# GIVEN REQUEST
The lines below are to be quoted exactly, from the first through the one that contains "from plotly.subplots import make_subplots".

# DATA BLOCK
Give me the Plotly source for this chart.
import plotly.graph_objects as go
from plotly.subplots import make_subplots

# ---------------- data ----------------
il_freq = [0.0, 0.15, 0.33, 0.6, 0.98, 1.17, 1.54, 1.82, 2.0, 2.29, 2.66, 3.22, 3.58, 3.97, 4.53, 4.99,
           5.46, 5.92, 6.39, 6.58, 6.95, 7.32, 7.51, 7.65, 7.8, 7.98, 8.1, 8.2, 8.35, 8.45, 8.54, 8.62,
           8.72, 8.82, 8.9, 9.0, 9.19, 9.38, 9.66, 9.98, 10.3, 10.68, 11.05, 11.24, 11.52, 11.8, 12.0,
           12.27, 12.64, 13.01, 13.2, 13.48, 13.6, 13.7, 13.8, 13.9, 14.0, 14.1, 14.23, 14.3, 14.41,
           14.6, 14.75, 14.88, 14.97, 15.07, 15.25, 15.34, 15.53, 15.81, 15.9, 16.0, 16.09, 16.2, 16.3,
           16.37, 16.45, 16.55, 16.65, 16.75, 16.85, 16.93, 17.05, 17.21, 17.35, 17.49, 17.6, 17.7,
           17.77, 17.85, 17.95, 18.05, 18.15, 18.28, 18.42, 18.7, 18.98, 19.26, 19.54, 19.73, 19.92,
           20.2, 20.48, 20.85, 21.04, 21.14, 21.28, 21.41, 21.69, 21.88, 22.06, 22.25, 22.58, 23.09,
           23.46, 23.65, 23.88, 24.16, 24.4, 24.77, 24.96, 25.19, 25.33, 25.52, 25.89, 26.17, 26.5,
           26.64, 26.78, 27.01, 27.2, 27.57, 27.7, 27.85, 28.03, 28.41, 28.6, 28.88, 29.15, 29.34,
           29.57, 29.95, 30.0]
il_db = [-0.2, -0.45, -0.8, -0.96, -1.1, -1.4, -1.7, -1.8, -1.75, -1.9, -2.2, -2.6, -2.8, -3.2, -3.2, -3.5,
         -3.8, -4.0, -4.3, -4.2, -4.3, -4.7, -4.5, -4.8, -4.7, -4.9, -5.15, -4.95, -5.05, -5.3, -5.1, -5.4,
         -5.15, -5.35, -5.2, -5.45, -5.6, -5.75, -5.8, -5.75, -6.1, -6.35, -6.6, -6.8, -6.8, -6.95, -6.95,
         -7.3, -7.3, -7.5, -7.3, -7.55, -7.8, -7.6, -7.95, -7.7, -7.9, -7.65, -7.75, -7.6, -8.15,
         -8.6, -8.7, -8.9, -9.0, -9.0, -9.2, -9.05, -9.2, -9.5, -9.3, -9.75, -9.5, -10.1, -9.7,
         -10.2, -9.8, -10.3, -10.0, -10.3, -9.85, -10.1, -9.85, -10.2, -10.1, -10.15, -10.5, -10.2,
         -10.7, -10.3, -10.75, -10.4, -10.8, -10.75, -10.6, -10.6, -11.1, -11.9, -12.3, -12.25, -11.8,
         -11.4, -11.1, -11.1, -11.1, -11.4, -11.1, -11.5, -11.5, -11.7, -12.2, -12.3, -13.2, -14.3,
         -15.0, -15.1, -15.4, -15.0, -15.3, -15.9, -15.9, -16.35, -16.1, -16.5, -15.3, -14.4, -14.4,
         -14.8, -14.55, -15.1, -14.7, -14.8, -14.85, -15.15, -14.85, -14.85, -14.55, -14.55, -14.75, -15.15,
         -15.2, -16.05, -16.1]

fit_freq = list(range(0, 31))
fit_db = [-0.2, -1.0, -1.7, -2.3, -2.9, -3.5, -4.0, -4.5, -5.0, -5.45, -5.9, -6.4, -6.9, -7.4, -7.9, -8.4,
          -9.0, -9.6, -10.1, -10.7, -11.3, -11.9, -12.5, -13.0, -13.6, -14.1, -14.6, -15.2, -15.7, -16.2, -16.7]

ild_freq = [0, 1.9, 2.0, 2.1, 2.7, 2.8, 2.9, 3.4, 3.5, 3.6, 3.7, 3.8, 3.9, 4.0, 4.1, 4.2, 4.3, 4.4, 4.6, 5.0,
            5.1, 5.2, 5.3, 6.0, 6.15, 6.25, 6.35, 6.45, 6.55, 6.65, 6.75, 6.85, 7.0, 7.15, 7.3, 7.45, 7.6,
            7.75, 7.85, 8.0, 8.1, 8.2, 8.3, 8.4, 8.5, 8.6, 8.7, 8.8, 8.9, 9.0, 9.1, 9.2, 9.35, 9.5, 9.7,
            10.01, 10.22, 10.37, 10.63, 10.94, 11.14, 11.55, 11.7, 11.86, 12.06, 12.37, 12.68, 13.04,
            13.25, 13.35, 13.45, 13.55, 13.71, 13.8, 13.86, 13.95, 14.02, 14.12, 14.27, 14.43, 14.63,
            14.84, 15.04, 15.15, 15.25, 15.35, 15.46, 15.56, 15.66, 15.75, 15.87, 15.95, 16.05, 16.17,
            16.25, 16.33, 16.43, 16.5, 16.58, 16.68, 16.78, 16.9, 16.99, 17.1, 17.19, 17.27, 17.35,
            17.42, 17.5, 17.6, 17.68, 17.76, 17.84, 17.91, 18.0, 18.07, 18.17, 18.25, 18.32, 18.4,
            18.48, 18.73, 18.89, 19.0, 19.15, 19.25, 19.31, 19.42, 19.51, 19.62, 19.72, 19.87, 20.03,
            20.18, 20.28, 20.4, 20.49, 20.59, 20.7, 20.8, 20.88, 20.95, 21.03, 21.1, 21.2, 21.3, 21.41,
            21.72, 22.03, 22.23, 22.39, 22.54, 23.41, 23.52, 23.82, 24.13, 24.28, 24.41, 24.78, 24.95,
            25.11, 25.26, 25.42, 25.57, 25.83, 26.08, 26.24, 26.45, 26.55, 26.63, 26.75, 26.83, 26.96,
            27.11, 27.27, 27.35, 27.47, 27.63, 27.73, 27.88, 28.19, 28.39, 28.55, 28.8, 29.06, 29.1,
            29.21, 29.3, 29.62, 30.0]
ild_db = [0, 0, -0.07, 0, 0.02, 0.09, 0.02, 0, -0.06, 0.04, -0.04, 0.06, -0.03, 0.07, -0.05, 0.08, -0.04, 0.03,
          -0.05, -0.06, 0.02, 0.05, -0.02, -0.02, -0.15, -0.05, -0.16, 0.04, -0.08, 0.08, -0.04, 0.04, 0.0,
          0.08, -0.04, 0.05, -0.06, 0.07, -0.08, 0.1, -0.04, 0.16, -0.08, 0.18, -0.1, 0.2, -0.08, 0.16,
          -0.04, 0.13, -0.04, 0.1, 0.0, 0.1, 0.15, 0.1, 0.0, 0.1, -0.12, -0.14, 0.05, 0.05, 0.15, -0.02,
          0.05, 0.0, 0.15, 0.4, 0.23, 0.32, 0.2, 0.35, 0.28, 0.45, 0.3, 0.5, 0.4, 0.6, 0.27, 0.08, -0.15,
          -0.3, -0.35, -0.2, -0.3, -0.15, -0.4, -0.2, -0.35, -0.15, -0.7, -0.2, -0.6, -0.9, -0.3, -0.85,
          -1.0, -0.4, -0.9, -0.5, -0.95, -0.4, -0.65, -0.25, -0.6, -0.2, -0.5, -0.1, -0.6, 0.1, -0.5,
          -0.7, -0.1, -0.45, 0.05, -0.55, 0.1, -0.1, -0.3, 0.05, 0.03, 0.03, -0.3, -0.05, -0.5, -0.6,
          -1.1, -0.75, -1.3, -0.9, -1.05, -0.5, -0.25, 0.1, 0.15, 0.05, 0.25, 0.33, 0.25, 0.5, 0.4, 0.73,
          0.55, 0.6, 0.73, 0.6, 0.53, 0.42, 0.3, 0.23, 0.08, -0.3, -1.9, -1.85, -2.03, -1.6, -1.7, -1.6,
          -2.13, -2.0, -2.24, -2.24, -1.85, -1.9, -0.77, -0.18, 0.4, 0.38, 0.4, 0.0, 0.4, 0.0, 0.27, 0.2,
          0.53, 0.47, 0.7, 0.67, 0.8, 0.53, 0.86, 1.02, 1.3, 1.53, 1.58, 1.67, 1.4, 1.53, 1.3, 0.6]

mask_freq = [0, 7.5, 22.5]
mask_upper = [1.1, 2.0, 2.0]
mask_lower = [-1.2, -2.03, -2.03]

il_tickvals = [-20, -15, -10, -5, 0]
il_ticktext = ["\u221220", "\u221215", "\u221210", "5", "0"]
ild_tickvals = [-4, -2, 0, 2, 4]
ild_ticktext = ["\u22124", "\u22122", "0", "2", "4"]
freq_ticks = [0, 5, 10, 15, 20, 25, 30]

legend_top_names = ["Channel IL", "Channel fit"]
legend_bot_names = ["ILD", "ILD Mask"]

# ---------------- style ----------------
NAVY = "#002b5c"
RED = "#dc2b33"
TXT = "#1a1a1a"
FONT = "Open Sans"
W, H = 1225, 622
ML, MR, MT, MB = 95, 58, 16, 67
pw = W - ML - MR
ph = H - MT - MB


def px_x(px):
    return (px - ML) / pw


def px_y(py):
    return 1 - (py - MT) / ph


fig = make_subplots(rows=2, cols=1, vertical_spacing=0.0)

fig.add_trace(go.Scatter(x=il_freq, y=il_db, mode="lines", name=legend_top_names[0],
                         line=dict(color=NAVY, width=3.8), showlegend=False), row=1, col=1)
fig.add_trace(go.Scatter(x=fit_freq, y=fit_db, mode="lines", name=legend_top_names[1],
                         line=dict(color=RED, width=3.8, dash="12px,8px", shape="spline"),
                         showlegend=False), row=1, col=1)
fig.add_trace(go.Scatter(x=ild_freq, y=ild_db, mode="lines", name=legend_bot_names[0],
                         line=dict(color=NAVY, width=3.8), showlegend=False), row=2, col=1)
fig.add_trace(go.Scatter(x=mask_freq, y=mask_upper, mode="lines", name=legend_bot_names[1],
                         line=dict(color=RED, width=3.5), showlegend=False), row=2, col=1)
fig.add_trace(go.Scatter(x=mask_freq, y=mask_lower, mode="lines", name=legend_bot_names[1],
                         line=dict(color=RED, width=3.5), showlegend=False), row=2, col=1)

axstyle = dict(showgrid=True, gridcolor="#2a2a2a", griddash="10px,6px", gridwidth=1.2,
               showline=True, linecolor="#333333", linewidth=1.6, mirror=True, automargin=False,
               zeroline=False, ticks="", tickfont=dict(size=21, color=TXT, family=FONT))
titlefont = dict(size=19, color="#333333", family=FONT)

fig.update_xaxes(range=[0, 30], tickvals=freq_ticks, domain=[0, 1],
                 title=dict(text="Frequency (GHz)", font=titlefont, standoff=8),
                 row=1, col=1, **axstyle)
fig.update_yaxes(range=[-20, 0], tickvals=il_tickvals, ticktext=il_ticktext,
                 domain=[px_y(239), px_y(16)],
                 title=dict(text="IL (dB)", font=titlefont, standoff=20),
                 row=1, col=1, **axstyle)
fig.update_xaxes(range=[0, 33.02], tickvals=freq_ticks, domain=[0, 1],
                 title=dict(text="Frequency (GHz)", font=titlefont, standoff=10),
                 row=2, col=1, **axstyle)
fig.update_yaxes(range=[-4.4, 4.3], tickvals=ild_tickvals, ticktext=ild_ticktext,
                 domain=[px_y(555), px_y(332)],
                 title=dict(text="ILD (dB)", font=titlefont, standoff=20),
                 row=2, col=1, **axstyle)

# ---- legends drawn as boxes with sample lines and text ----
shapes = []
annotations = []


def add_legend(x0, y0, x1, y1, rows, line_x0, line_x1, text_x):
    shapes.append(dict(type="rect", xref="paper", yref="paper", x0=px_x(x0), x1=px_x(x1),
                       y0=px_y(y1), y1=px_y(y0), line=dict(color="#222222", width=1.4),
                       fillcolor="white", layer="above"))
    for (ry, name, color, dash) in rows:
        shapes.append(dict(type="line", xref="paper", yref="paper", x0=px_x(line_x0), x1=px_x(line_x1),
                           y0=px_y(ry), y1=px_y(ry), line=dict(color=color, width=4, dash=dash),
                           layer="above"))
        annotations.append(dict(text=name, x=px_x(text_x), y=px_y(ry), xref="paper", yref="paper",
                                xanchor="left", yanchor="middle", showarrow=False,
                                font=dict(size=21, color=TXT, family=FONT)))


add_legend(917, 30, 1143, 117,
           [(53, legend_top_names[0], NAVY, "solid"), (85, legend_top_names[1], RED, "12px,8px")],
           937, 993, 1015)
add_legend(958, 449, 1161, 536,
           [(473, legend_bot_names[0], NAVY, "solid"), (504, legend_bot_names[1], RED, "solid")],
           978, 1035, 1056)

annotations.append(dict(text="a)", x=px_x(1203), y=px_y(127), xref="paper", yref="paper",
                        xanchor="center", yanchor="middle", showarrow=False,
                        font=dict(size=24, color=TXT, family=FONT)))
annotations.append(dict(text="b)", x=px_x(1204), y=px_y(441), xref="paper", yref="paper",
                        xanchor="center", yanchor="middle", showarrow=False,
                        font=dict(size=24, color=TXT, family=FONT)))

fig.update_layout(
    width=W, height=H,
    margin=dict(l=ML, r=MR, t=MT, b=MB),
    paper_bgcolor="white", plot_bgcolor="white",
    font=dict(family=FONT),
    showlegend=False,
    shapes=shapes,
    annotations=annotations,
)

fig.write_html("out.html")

# RESPONSE TO THE TASK
Give me the Plotly source for this chart.
import plotly.graph_objects as go
from plotly.subplots import make_subplots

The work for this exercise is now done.